日本版では「キャラクター同士の関係性をより深く繊細に」
――この作品の魅力をどうとらえていらっしゃいますか。
まずはショーとしての華やかさ、音楽の美しさだと思います。そのうえで、韓国版を演出した際、各キャラクターのストーリーをもう少し付け加えたいと感じました。これは、(作品が誕生したフランスとの)文化の違いから感じたのだと思います。各キャラクターに歴史を加え、苦しみを乗り越え成長する姿を描き出せるよう努めた結果、おもしろい作品に仕上がったと思っています。
――日本版台本も手がけられていますが、韓国版から何か変更は?
キャラクターが悩みながら成長していくさまを細やかに、大切にしていくという点については、基本的には韓国版と同じです。それに加え、ショーの部分を上手く繋ぎ合わせようと、悩みながら執筆しました。あくまで私の意見ですが、韓国と日本の皆さんとでは、もちろん違うところもありますが、似ているところも多いと思うのです。そして、日本の皆さんは深く繊細なところがお好きなのではないかと考えているので、キャラクター同士の関係をもっと深く、密度をもって描き出したいなと思っています。

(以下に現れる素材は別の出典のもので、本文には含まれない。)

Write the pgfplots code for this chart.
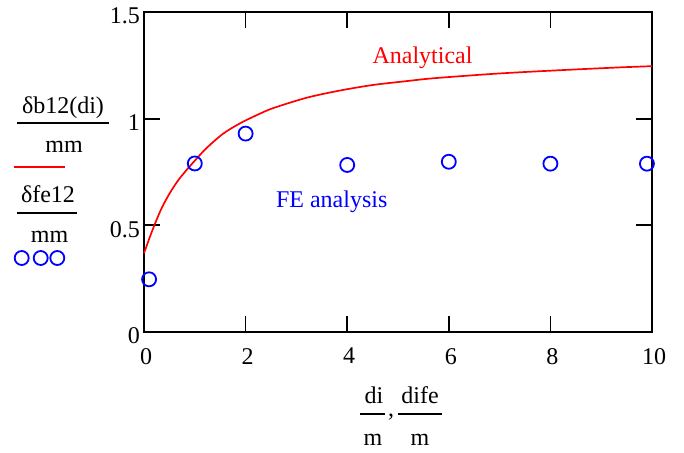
\documentclass[border=0pt]{standalone}
\usepackage{fontspec}
\setmainfont{Liberation Serif}
\usepackage{pgfplots}
\pgfplotsset{compat=1.18}
\begin{document}
\fontsize{24}{28}\selectfont
\begin{tikzpicture}[x=1pt,y=1pt]
\useasboundingbox (0,0) rectangle (684,452);
\begin{axis}[
  at={(144pt,120pt)}, anchor=south west,
  scale only axis, width=508pt, height=320pt,
  xmin=0, xmax=10, ymin=0, ymax=1.5,
  xtick={0,2,4,6,8,10}, ytick={0,0.5,1,1.5},
  tick align=inside, major tick length=16pt,
  axis line style={line width=1.7pt},
  every tick/.style={black, line width=1.7pt},
  /pgf/number format/assume math mode=true,
  ticklabel style={font=\fontsize{24}{28}\selectfont, inner sep=2pt},
  xticklabel style={yshift=-14pt, xshift=2pt},
  yticklabel style={xshift=-2pt, yshift=-4pt},
  clip=false,
]
\addplot[red, line width=1.7pt, no marks, smooth] coordinates {
  (0,0.369) (0.118,0.447) (0.217,0.508) (0.35,0.582) (0.51,0.652)
  (0.676,0.712) (0.84,0.760) (1.0,0.803) (1.23,0.862) (1.56,0.930)
  (1.89,0.978) (2.25,1.020) (2.55,1.050) (3.2,1.098) (3.86,1.132)
  (4.51,1.158) (5.17,1.176) (5.63,1.188) (6.28,1.200) (6.94,1.211)
  (7.6,1.220) (8.52,1.231) (9.43,1.241) (10,1.246)
};
\addplot[only marks, mark=o, mark size=7pt, blue, line width=1.8pt] coordinates {
  (0.1,0.247) (1,0.790) (2,0.930) (4,0.783) (6,0.798) (8,0.789) (9.9,0.789)
};
\end{axis}
% in-plot annotations
\node[red, anchor=base] at (422.5,388.7) {Analytical};
\node[blue, anchor=base] at (331.7,244.7) {FE analysis};
% y-axis label (Mathcad style)
\node[anchor=base] at (63,338) {δb12(di)};
\draw[line width=1.7pt] (17,329.3) -- (109,329.3);
\node[anchor=base] at (64,299.3) {mm};
\draw[red, line width=1.8pt] (14,285.3) -- (65,285.3);
\node[anchor=base] at (48,249) {δfe12};
\draw[line width=1.7pt] (17,239.3) -- (77,239.3);
\node[anchor=base] at (49.5,209) {mm};
\foreach \cx in {21.7,40.7,57.3} \draw[blue, line width=1.8pt] (\cx,194) circle (7);
% x-axis label
\node[anchor=base] at (374,49) {di};
\draw[line width=1.7pt] (360,38) -- (385,38);
\node[anchor=base] at (373,7) {m};
\node[anchor=base] at (391,36) {,};
\node[anchor=base] at (420,49) {dife};
\draw[line width=1.7pt] (398,38) -- (442,38);
\node[anchor=base] at (420,7) {m};
\end{tikzpicture}
\end{document}
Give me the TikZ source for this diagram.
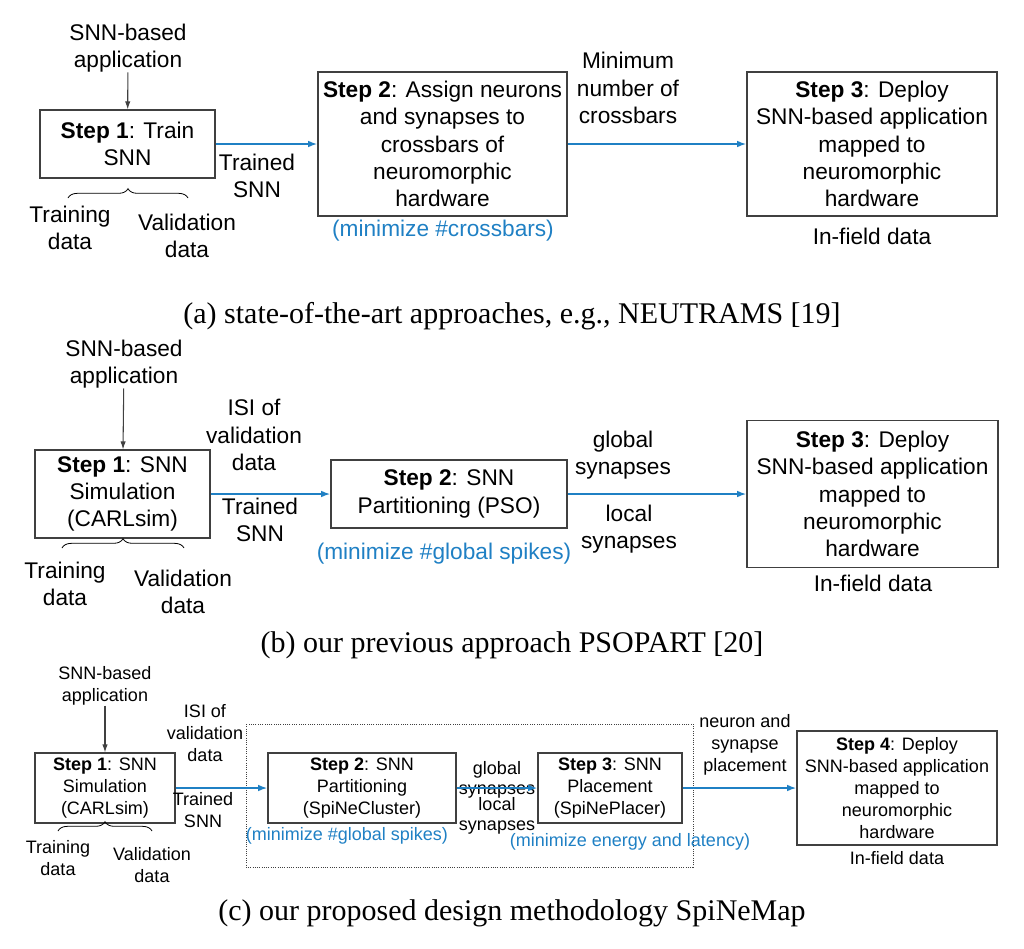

――そう考える上でルピナさんに何か影響を与えた日本の文化とは?
伝統芸能の「能」ですね。舞台の上でゆっくり耐えられる美しさがあり、時間を深く、普通の流れとは違うように使っていらっしゃるように感じました。韓国では、表現が多く、力動的なところがありますので。日本の文化というと、何か一つの職業を家業として代々つないでいる、その職人気質、精神を感じたところも、私がそう考えるに至った理由かもしれません。